Your welcome! Cockena seemed to nap a little more and she was active. Saturday night was when I noticed her behavior change. She was on the cage floor and her eyes were closed. Sunday, she was the same and she also didn't really eat. When she climbed up to eat, she seemed very weak climbing. The color of her foot was also darker in color. Monday morning I found her lifeless on the cage floor  . It was tragic. You have me me feel better . I don't feel as guilty anymore.


----------



## tielfan (Aug 31, 2008)

Don't feel guilty, it probably wasn't caused by the environment. Cancer is basically caused by genetic damage, when the gene that controls the reproduction rate of cells is damaged and cells start reproducing at a too-fast, out of control rate. There are environmental factors that can cause this genetic damage.
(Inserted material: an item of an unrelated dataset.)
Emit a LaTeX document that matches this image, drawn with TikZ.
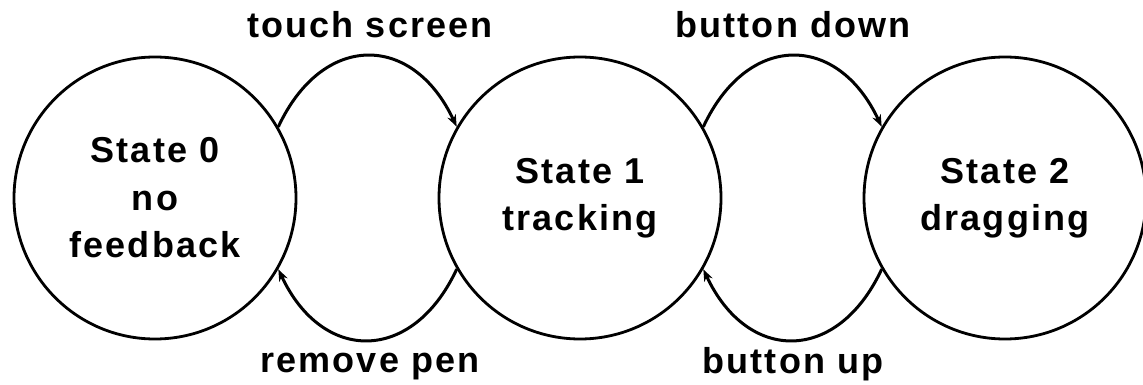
\documentclass[tikz,border=0pt]{standalone}
\usepackage{fontspec}
\setmainfont{Liberation Sans}[LetterSpace=6]
\usetikzlibrary{arrows.meta}
\begin{document}
\begin{tikzpicture}[x=1pt,y=1pt,
  state/.style={circle,draw,line width=2.8pt,minimum size=282pt,inner sep=0pt,align=center,
    font=\bfseries\fontsize{36}{47.5}\selectfont},
  lbl/.style={anchor=base,font=\bfseries\fontsize{36}{40}\selectfont},
  trans/.style={line width=3pt,-{Stealth[length=12pt,width=9pt]}}]
\useasboundingbox (0,0) rectangle (1143,-385);
\fill[white] (0,0) rectangle (1143,-385);
\node[state] (s0) at (155,-198) {State 0\\no\\feedback};
\node[state] (s1) at (580,-198) {State 1\\tracking};
\node[state] (s2) at (1005,-198) {State 2\\dragging};
\draw[trans] (s0.30) to[out=65,in=115,looseness=1.5] (s1.150);
\draw[trans] (s1.210) to[out=-115,in=-65,looseness=1.5] (s0.330);
\draw[trans] (s1.30) to[out=65,in=115,looseness=1.5] (s2.150);
\draw[trans] (s2.210) to[out=-115,in=-65,looseness=1.5] (s1.330);
\node[lbl] (l1) at (370,-38) {touch screen};
\node[lbl] (l2) at (793,-38) {button down};
\node[lbl] (l3) at (370,-372) {remove pen};
\node[lbl] (l4) at (793,-373) {button up};
\end{tikzpicture}
\end{document}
The chemicals and fumes that you're worried about could potentially cause lung cancer since they're inhaled, but it's not likely that they would have made it into her reproductive system. She wasn't exposed to x-rays, which can cause genetic damage deep in the body. 

Sometimes the chromosomes don't divide up correctly when cells are reproducing, and this causes the kind of cancer that just happens without being caused by any outside factor. This kind of malfunction will eventually happen to every living thing that doesn't die of something else first, and it's just a matter of chance as to whether it happens when you're in your first week of life or your 1,000th year of life. This is probably what happened to Cockena, and there's nothing that you could have done to prevent it. You gave her the best life that it was in your power to provide, and she loved you for it.


----------



## tiellytiel (Jun 23, 2013)

Thanks! I don't feel guilty anymore. Sometimes I overanaylyze everything.


----------